What's terrible about this I sell cameras for a living. I only make commision on a camera if I sell a filter with the camera. So I am coerced to describe UV filters as having a positive effect on the photograph when I know they do not. I hate it!
A deep lens hood protects your lens and increases your image quality better than any UV filter can.
hey,
I do paintball photography as well, CXBL level,
I think you miss understanding the point of filters like alot of new paintball photographers do.
The point of them is not to protect it from a hit. Because god i know that my front element is forsure thickier then that tiny filter.
Filters and ask Gary from paintball photography, they are used to change in a rush from having spray from a bunker or from a ball hitting you barrel of your lens ect... and getting spray on the front element, this way you can change the filter and away you go.

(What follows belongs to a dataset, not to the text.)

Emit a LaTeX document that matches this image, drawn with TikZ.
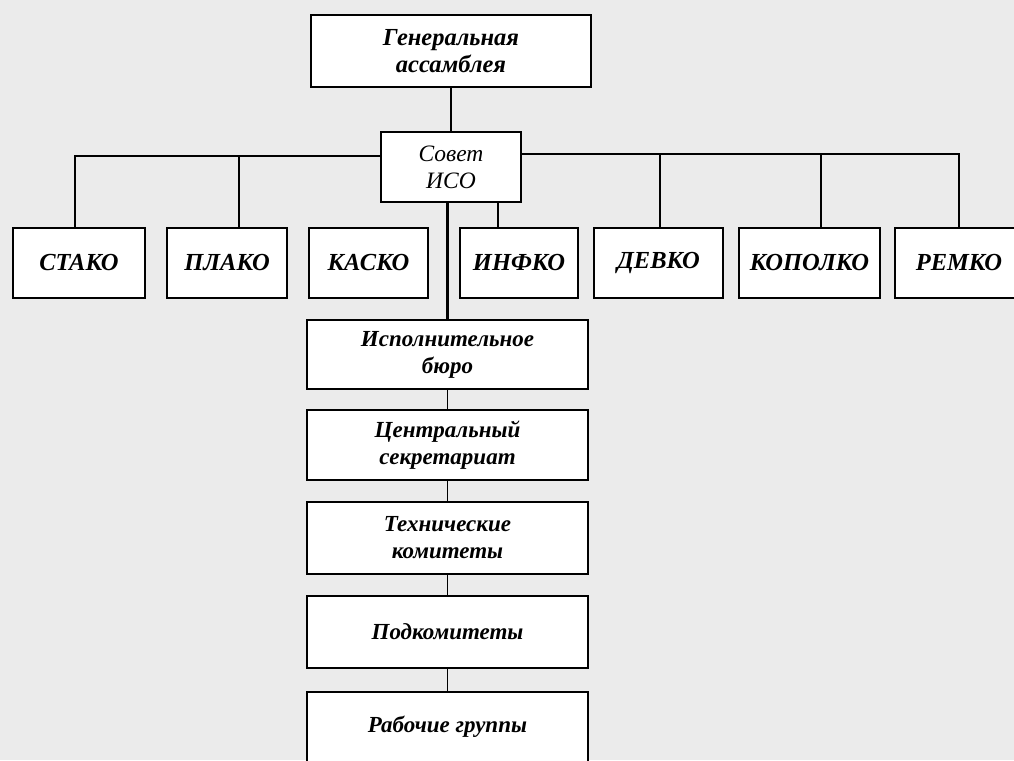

As for protection against a direct hit, sure its great, but sadly out of the many time i get spray vs Never getting hit Directly in the middle of the filter, i'll go filter any day.
And as for protection for the body and lens, Kata E-702 for life haha
Jeremy Maillet wrote:
I think you miss understanding the point of filters like alot of new paintball photographers do.
The fact that I don't agree with you doesn't mean that I don't understand the issues - it means that I don't agree with you. I shoot woodsball, not speedball, so it's not quite as intense. If I shot CXBL, then I might use a filter, too.
how would that be any different, paint is paint at the end of the day.
It would be more likely that you would get spray on you from woodsball then speedball. With tree branches cutting the balls and spray would go all over the place. If anything i would be more prone to use filters in woodsball more then speedball.
I can't understand that you would go out there barebones... It just doesn't sound smart. You would have to have cleaning solution on you at all time to take the oil off your lens that you would get from so much spray or a direct hit.
You go out there in some form of bright colors and woodsballers are usually quite smart and don't just shoot at anything that moves.
I still completly disagree with you.